▶ _Exercise instructions_
Set down the data below without change, skipping the pictures it holds.

╭──

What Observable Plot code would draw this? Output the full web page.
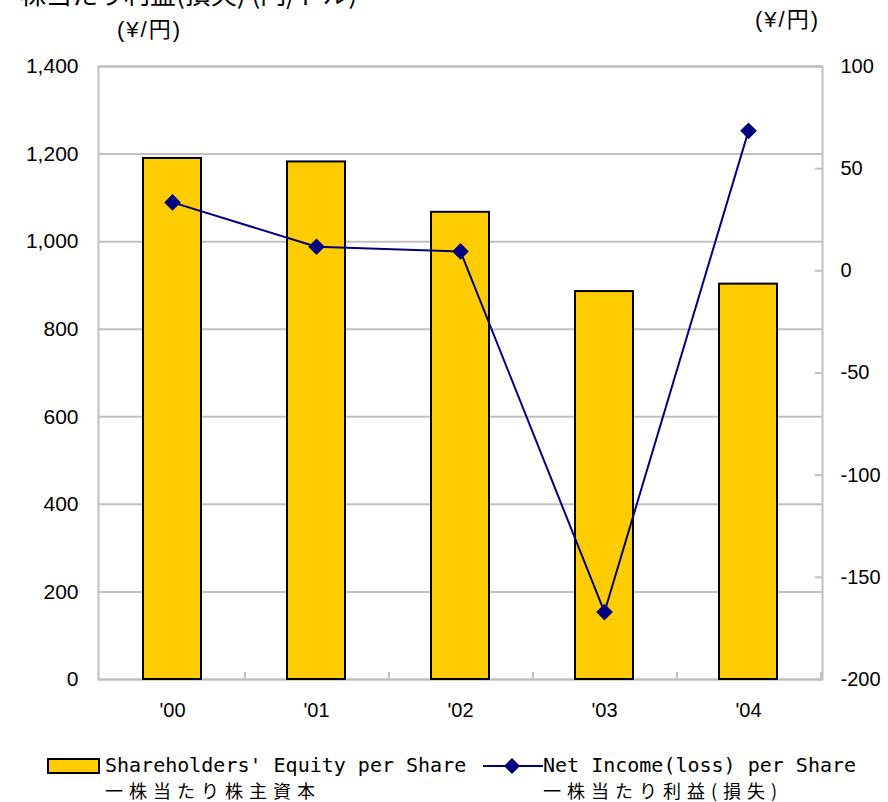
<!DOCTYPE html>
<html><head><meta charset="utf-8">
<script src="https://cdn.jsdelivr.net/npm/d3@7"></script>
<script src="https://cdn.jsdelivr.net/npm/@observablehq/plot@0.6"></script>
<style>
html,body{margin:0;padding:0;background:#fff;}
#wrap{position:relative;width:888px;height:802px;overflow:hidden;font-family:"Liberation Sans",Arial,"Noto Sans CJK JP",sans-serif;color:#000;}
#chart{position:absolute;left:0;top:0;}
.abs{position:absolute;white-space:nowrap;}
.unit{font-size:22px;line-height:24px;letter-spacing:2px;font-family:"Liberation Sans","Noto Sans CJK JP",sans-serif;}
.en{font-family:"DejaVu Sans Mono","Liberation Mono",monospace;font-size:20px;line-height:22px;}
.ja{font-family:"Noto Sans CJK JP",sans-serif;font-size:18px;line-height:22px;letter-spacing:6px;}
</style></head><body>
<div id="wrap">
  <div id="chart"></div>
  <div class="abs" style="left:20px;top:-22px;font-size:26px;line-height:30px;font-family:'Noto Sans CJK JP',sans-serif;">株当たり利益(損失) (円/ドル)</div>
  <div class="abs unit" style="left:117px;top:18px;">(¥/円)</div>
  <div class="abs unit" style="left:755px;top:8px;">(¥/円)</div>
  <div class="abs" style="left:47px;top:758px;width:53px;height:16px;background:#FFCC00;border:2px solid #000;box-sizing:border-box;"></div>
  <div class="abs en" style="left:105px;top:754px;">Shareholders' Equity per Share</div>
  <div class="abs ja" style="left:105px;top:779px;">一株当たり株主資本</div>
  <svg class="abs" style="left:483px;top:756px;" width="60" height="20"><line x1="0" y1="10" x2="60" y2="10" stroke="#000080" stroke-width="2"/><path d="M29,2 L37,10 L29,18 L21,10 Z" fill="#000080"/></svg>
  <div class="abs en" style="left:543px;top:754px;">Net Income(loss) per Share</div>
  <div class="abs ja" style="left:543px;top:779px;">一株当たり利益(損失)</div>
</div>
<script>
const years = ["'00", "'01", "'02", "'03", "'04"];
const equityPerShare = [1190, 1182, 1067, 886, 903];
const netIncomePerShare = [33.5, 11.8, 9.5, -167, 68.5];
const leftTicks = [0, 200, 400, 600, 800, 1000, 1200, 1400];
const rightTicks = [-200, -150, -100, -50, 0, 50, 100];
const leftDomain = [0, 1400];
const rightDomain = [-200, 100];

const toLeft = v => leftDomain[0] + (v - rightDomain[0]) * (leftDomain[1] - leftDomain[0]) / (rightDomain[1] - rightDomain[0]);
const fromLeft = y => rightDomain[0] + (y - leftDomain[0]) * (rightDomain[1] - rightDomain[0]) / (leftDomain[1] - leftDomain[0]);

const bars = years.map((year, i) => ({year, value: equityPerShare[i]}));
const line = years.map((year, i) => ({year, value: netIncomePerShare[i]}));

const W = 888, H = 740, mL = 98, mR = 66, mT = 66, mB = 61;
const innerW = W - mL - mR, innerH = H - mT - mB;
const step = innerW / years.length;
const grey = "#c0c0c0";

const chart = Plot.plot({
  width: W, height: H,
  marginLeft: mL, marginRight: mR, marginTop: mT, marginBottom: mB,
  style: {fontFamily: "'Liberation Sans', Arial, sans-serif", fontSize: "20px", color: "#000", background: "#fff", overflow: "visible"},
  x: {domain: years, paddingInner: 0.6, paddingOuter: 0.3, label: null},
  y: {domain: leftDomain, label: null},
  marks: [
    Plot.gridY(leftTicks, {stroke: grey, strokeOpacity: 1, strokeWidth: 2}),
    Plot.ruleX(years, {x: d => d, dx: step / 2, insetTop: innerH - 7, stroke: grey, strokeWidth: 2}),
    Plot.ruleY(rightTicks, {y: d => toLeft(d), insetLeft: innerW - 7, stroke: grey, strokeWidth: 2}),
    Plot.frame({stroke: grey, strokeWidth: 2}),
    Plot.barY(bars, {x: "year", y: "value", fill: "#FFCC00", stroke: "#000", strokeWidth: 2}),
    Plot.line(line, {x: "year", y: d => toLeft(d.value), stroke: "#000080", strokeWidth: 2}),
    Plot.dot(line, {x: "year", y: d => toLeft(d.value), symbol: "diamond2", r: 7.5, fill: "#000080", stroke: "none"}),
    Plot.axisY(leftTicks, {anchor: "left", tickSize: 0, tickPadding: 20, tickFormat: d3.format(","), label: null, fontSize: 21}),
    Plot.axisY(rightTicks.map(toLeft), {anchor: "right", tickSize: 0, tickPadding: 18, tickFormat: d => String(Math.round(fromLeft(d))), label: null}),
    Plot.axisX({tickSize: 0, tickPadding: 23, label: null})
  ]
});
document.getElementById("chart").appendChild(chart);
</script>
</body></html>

╰──

▶ _Problem solution_
What Observable Plot code would draw this? Output the full web page.
<!DOCTYPE html>
<html><head><meta charset="utf-8">
<script src="https://cdn.jsdelivr.net/npm/d3@7"></script>
<script src="https://cdn.jsdelivr.net/npm/@observablehq/plot@0.6"></script>
<style>
html,body{margin:0;padding:0;background:#fff;}
#wrap{position:relative;width:888px;height:802px;overflow:hidden;font-family:"Liberation Sans",Arial,"Noto Sans CJK JP",sans-serif;color:#000;}
#chart{position:absolute;left:0;top:0;}
.abs{position:absolute;white-space:nowrap;}
.unit{font-size:22px;line-height:24px;letter-spacing:2px;font-family:"Liberation Sans","Noto Sans CJK JP",sans-serif;}
.en{font-family:"DejaVu Sans Mono","Liberation Mono",monospace;font-size:20px;line-height:22px;}
.ja{font-family:"Noto Sans CJK JP",sans-serif;font-size:18px;line-height:22px;letter-spacing:6px;}
</style></head><body>
<div id="wrap">
  <div id="chart"></div>
  <div class="abs" style="left:20px;top:-22px;font-size:26px;line-height:30px;font-family:'Noto Sans CJK JP',sans-serif;">株当たり利益(損失) (円/ドル)</div>
  <div class="abs unit" style="left:117px;top:18px;">(¥/円)</div>
  <div class="abs unit" style="left:755px;top:8px;">(¥/円)</div>
  <div class="abs" style="left:47px;top:758px;width:53px;height:16px;background:#FFCC00;border:2px solid #000;box-sizing:border-box;"></div>
  <div class="abs en" style="left:105px;top:754px;">Shareholders' Equity per Share</div>
  <div class="abs ja" style="left:105px;top:779px;">一株当たり株主資本</div>
  <svg class="abs" style="left:483px;top:756px;" width="60" height="20"><line x1="0" y1="10" x2="60" y2="10" stroke="#000080" stroke-width="2"/><path d="M29,2 L37,10 L29,18 L21,10 Z" fill="#000080"/></svg>
  <div class="abs en" style="left:543px;top:754px;">Net Income(loss) per Share</div>
  <div class="abs ja" style="left:543px;top:779px;">一株当たり利益(損失)</div>
</div>
<script>
const years = ["'00", "'01", "'02", "'03", "'04"];
const equityPerShare = [1190, 1182, 1067, 886, 903];
const netIncomePerShare = [33.5, 11.8, 9.5, -167, 68.5];
const leftTicks = [0, 200, 400, 600, 800, 1000, 1200, 1400];
const rightTicks = [-200, -150, -100, -50, 0, 50, 100];
const leftDomain = [0, 1400];
const rightDomain = [-200, 100];

const toLeft = v => leftDomain[0] + (v - rightDomain[0]) * (leftDomain[1] - leftDomain[0]) / (rightDomain[1] - rightDomain[0]);
const fromLeft = y => rightDomain[0] + (y - leftDomain[0]) * (rightDomain[1] - rightDomain[0]) / (leftDomain[1] - leftDomain[0]);

const bars = years.map((year, i) => ({year, value: equityPerShare[i]}));
const line = years.map((year, i) => ({year, value: netIncomePerShare[i]}));

const W = 888, H = 740, mL = 98, mR = 66, mT = 66, mB = 61;
const innerW = W - mL - mR, innerH = H - mT - mB;
const step = innerW / years.length;
const grey = "#c0c0c0";

const chart = Plot.plot({
  width: W, height: H,
  marginLeft: mL, marginRight: mR, marginTop: mT, marginBottom: mB,
  style: {fontFamily: "'Liberation Sans', Arial, sans-serif", fontSize: "20px", color: "#000", background: "#fff", overflow: "visible"},
  x: {domain: years, paddingInner: 0.6, paddingOuter: 0.3, label: null},
  y: {domain: leftDomain, label: null},
  marks: [
    Plot.gridY(leftTicks, {stroke: grey, strokeOpacity: 1, strokeWidth: 2}),
    Plot.ruleX(years, {x: d => d, dx: step / 2, insetTop: innerH - 7, stroke: grey, strokeWidth: 2}),
    Plot.ruleY(rightTicks, {y: d => toLeft(d), insetLeft: innerW - 7, stroke: grey, strokeWidth: 2}),
    Plot.frame({stroke: grey, strokeWidth: 2}),
    Plot.barY(bars, {x: "year", y: "value", fill: "#FFCC00", stroke: "#000", strokeWidth: 2}),
    Plot.line(line, {x: "year", y: d => toLeft(d.value), stroke: "#000080", strokeWidth: 2}),
    Plot.dot(line, {x: "year", y: d => toLeft(d.value), symbol: "diamond2", r: 7.5, fill: "#000080", stroke: "none"}),
    Plot.axisY(leftTicks, {anchor: "left", tickSize: 0, tickPadding: 20, tickFormat: d3.format(","), label: null, fontSize: 21}),
    Plot.axisY(rightTicks.map(toLeft), {anchor: "right", tickSize: 0, tickPadding: 18, tickFormat: d => String(Math.round(fromLeft(d))), label: null}),
    Plot.axisX({tickSize: 0, tickPadding: 23, label: null})
  ]
});
document.getElementById("chart").appendChild(chart);
</script>
</body></html>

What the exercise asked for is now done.